▶ _PROBLEM STATEMENT_:
Skip all pictures, then print the remaining material exactly.

▶ _DATA_:
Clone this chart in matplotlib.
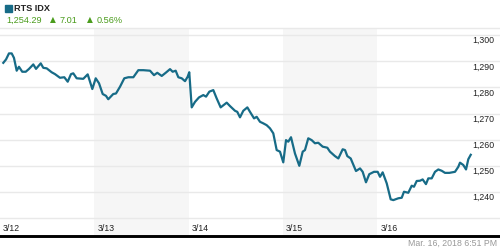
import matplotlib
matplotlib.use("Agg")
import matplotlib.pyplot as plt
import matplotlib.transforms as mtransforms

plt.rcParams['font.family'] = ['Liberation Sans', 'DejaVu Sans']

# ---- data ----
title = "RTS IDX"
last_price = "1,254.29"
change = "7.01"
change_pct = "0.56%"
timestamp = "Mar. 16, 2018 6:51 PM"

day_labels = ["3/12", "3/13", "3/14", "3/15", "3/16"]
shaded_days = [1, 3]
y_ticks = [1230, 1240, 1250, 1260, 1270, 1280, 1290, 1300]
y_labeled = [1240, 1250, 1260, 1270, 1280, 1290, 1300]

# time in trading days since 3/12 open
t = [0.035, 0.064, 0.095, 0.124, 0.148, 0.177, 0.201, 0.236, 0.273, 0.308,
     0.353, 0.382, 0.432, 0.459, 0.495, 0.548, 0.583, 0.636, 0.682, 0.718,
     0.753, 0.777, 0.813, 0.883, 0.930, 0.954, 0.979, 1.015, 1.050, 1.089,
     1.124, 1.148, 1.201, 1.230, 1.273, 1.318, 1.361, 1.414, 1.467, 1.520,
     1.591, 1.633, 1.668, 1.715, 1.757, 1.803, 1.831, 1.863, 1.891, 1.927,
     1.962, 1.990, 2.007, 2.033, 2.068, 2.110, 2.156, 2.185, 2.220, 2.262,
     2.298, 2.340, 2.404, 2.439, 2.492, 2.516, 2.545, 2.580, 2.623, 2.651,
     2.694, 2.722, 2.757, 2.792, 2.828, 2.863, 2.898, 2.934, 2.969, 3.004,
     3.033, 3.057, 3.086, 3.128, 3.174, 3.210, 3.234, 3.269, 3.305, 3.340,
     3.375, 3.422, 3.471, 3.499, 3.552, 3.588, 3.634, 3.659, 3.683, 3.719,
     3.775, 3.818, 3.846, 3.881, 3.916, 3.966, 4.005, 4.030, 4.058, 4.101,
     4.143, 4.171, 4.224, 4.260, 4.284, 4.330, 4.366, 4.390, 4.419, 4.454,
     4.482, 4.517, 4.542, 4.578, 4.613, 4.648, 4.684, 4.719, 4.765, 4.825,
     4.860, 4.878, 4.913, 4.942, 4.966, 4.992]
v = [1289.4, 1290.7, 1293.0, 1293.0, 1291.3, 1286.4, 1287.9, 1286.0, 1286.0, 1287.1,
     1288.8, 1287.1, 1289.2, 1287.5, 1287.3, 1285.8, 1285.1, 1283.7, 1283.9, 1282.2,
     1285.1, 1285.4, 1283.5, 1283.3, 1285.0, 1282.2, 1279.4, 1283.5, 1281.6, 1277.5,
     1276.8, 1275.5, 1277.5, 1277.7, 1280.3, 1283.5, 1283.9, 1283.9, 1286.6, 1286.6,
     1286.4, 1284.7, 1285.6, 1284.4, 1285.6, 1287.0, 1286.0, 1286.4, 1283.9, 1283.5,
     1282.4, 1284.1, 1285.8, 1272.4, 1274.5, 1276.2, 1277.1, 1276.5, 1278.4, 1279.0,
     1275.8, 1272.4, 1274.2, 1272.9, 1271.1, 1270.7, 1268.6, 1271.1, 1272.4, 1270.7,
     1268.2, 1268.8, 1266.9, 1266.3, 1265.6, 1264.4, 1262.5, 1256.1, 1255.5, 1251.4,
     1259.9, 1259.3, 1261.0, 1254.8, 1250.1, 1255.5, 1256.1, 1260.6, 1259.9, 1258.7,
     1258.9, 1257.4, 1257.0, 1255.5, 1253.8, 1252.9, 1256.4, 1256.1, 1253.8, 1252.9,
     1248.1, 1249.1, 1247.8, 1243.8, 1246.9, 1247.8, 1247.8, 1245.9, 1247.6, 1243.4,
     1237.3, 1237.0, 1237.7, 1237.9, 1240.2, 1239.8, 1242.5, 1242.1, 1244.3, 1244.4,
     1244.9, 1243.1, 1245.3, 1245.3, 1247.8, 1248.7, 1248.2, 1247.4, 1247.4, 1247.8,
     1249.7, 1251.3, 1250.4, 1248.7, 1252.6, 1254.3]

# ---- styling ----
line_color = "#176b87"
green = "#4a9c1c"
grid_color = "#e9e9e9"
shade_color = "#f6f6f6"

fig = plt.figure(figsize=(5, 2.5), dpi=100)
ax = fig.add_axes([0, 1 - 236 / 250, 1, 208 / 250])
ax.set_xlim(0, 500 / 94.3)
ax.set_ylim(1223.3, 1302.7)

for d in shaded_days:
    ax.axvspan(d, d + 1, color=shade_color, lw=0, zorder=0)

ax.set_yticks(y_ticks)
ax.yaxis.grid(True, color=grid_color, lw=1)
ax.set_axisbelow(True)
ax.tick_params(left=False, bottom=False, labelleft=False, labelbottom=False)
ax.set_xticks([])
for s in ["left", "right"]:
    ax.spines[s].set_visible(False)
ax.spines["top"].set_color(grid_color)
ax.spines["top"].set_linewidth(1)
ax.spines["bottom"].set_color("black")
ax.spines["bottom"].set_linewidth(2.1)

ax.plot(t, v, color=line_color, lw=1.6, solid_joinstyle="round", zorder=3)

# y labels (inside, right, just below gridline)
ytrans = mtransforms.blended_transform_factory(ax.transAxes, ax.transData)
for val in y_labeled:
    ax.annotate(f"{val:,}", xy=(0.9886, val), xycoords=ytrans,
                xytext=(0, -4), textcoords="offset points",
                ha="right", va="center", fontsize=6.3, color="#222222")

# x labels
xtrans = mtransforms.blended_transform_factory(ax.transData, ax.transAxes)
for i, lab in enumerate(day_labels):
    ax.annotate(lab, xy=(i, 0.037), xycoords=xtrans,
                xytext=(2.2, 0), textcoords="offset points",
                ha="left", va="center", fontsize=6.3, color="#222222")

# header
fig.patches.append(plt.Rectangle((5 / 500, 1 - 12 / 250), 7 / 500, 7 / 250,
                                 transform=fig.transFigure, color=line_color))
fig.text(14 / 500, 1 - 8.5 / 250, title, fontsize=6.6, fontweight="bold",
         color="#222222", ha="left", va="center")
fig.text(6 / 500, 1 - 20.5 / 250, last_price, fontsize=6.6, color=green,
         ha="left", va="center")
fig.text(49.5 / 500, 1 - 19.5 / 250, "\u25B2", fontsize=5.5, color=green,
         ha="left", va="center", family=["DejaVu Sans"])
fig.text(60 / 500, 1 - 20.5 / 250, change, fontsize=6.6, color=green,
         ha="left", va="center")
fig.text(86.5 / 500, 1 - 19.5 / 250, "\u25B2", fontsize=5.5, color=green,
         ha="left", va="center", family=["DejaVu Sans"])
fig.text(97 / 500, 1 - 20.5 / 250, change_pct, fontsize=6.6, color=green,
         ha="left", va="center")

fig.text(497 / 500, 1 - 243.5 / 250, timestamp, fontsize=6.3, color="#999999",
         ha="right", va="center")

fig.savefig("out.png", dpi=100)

▶ _PROBLEM SOLUTION_:
Clone this chart in matplotlib.
import matplotlib
matplotlib.use("Agg")
import matplotlib.pyplot as plt
import matplotlib.transforms as mtransforms

plt.rcParams['font.family'] = ['Liberation Sans', 'DejaVu Sans']

# ---- data ----
title = "RTS IDX"
last_price = "1,254.29"
change = "7.01"
change_pct = "0.56%"
timestamp = "Mar. 16, 2018 6:51 PM"

day_labels = ["3/12", "3/13", "3/14", "3/15", "3/16"]
shaded_days = [1, 3]
y_ticks = [1230, 1240, 1250, 1260, 1270, 1280, 1290, 1300]
y_labeled = [1240, 1250, 1260, 1270, 1280, 1290, 1300]

# time in trading days since 3/12 open
t = [0.035, 0.064, 0.095, 0.124, 0.148, 0.177, 0.201, 0.236, 0.273, 0.308,
     0.353, 0.382, 0.432, 0.459, 0.495, 0.548, 0.583, 0.636, 0.682, 0.718,
     0.753, 0.777, 0.813, 0.883, 0.930, 0.954, 0.979, 1.015, 1.050, 1.089,
     1.124, 1.148, 1.201, 1.230, 1.273, 1.318, 1.361, 1.414, 1.467, 1.520,
     1.591, 1.633, 1.668, 1.715, 1.757, 1.803, 1.831, 1.863, 1.891, 1.927,
     1.962, 1.990, 2.007, 2.033, 2.068, 2.110, 2.156, 2.185, 2.220, 2.262,
     2.298, 2.340, 2.404, 2.439, 2.492, 2.516, 2.545, 2.580, 2.623, 2.651,
     2.694, 2.722, 2.757, 2.792, 2.828, 2.863, 2.898, 2.934, 2.969, 3.004,
     3.033, 3.057, 3.086, 3.128, 3.174, 3.210, 3.234, 3.269, 3.305, 3.340,
     3.375, 3.422, 3.471, 3.499, 3.552, 3.588, 3.634, 3.659, 3.683, 3.719,
     3.775, 3.818, 3.846, 3.881, 3.916, 3.966, 4.005, 4.030, 4.058, 4.101,
     4.143, 4.171, 4.224, 4.260, 4.284, 4.330, 4.366, 4.390, 4.419, 4.454,
     4.482, 4.517, 4.542, 4.578, 4.613, 4.648, 4.684, 4.719, 4.765, 4.825,
     4.860, 4.878, 4.913, 4.942, 4.966, 4.992]
v = [1289.4, 1290.7, 1293.0, 1293.0, 1291.3, 1286.4, 1287.9, 1286.0, 1286.0, 1287.1,
     1288.8, 1287.1, 1289.2, 1287.5, 1287.3, 1285.8, 1285.1, 1283.7, 1283.9, 1282.2,
     1285.1, 1285.4, 1283.5, 1283.3, 1285.0, 1282.2, 1279.4, 1283.5, 1281.6, 1277.5,
     1276.8, 1275.5, 1277.5, 1277.7, 1280.3, 1283.5, 1283.9, 1283.9, 1286.6, 1286.6,
     1286.4, 1284.7, 1285.6, 1284.4, 1285.6, 1287.0, 1286.0, 1286.4, 1283.9, 1283.5,
     1282.4, 1284.1, 1285.8, 1272.4, 1274.5, 1276.2, 1277.1, 1276.5, 1278.4, 1279.0,
     1275.8, 1272.4, 1274.2, 1272.9, 1271.1, 1270.7, 1268.6, 1271.1, 1272.4, 1270.7,
     1268.2, 1268.8, 1266.9, 1266.3, 1265.6, 1264.4, 1262.5, 1256.1, 1255.5, 1251.4,
     1259.9, 1259.3, 1261.0, 1254.8, 1250.1, 1255.5, 1256.1, 1260.6, 1259.9, 1258.7,
     1258.9, 1257.4, 1257.0, 1255.5, 1253.8, 1252.9, 1256.4, 1256.1, 1253.8, 1252.9,
     1248.1, 1249.1, 1247.8, 1243.8, 1246.9, 1247.8, 1247.8, 1245.9, 1247.6, 1243.4,
     1237.3, 1237.0, 1237.7, 1237.9, 1240.2, 1239.8, 1242.5, 1242.1, 1244.3, 1244.4,
     1244.9, 1243.1, 1245.3, 1245.3, 1247.8, 1248.7, 1248.2, 1247.4, 1247.4, 1247.8,
     1249.7, 1251.3, 1250.4, 1248.7, 1252.6, 1254.3]

# ---- styling ----
line_color = "#176b87"
green = "#4a9c1c"
grid_color = "#e9e9e9"
shade_color = "#f6f6f6"

fig = plt.figure(figsize=(5, 2.5), dpi=100)
ax = fig.add_axes([0, 1 - 236 / 250, 1, 208 / 250])
ax.set_xlim(0, 500 / 94.3)
ax.set_ylim(1223.3, 1302.7)

for d in shaded_days:
    ax.axvspan(d, d + 1, color=shade_color, lw=0, zorder=0)

ax.set_yticks(y_ticks)
ax.yaxis.grid(True, color=grid_color, lw=1)
ax.set_axisbelow(True)
ax.tick_params(left=False, bottom=False, labelleft=False, labelbottom=False)
ax.set_xticks([])
for s in ["left", "right"]:
    ax.spines[s].set_visible(False)
ax.spines["top"].set_color(grid_color)
ax.spines["top"].set_linewidth(1)
ax.spines["bottom"].set_color("black")
ax.spines["bottom"].set_linewidth(2.1)

ax.plot(t, v, color=line_color, lw=1.6, solid_joinstyle="round", zorder=3)

# y labels (inside, right, just below gridline)
ytrans = mtransforms.blended_transform_factory(ax.transAxes, ax.transData)
for val in y_labeled:
    ax.annotate(f"{val:,}", xy=(0.9886, val), xycoords=ytrans,
                xytext=(0, -4), textcoords="offset points",
                ha="right", va="center", fontsize=6.3, color="#222222")

# x labels
xtrans = mtransforms.blended_transform_factory(ax.transData, ax.transAxes)
for i, lab in enumerate(day_labels):
    ax.annotate(lab, xy=(i, 0.037), xycoords=xtrans,
                xytext=(2.2, 0), textcoords="offset points",
                ha="left", va="center", fontsize=6.3, color="#222222")

# header
fig.patches.append(plt.Rectangle((5 / 500, 1 - 12 / 250), 7 / 500, 7 / 250,
                                 transform=fig.transFigure, color=line_color))
fig.text(14 / 500, 1 - 8.5 / 250, title, fontsize=6.6, fontweight="bold",
         color="#222222", ha="left", va="center")
fig.text(6 / 500, 1 - 20.5 / 250, last_price, fontsize=6.6, color=green,
         ha="left", va="center")
fig.text(49.5 / 500, 1 - 19.5 / 250, "\u25B2", fontsize=5.5, color=green,
         ha="left", va="center", family=["DejaVu Sans"])
fig.text(60 / 500, 1 - 20.5 / 250, change, fontsize=6.6, color=green,
         ha="left", va="center")
fig.text(86.5 / 500, 1 - 19.5 / 250, "\u25B2", fontsize=5.5, color=green,
         ha="left", va="center", family=["DejaVu Sans"])
fig.text(97 / 500, 1 - 20.5 / 250, change_pct, fontsize=6.6, color=green,
         ha="left", va="center")

fig.text(497 / 500, 1 - 243.5 / 250, timestamp, fontsize=6.3, color="#999999",
         ha="right", va="center")

fig.savefig("out.png", dpi=100)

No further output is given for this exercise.